Fast forward to the next morning.  She had been up several times during the night in pain and it wasn't get any better.  I called her old pediatrician figuring this was a "non cancer" related issue.  And they couldn't get her in with him that day.  UGH.  Seriously. (Who does this when you say your child broke her arm?)  So I called down to Dr B and he just ordered up an x-ray taking my word for it.  Less than an hour later we knew she had fractured her arm.  About 3-4 inches above her hand, and luckily the break was also above the growth plate which can be tricky.  She knew right away that she was choosing an orange cast for Ally's Army!  The cast will be on 3-4 weeks.  The radiologist did let us know that her bones are especially weak and thin and he wanted her to keep drinking her milk and also continue exercising.  The only thing that can help her bones build back up. We did have to pull her out of the basketball league that was due to start Saturday.  She was disappointed, but we kinda took this as a sign that she wasn't ready anyway.  And it's pretty hard to play piano with a hand in the cast too.  But she is gonna keep doing modified Taekwondo. 

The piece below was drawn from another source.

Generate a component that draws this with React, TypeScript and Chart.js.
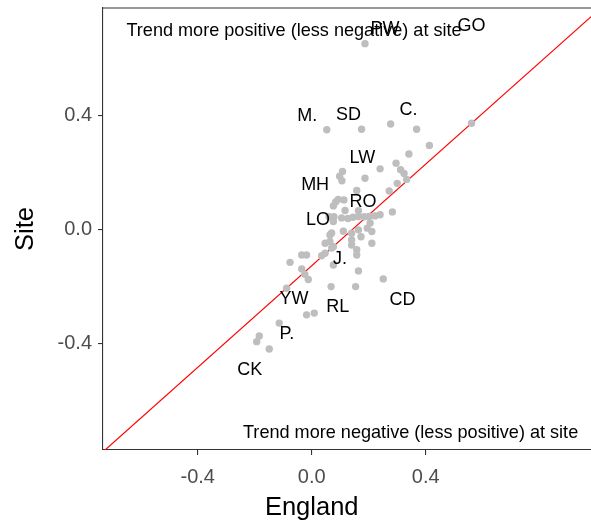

To us a broken arm is no big deal . We can handle it.  After everything we have been through, this is small potatoes.  There is one annoying part...We don't mention this part....but Ally pretty much never sleeps all night.  Maybe once a week she sleeps through the night.  It is like having a baby.  She has insomnia a lot (also from the steroids...HATE those) and she repeatedly gets up and then wakes her Dad up to "help her get back to sleep."  We had almost reached the end of our rope with this...because we can't really help her sleep anyway.  It is so frustrating that there are so many things we just can't fix.  Just one more aspect of childhood cancer that I hate. So now to add salt to our wounds....last night I think she was up six times.  Itchy cast!!!  And of course she woke her Dad  to try to stick stuff down the cast and scratch her arm.  Holy cow.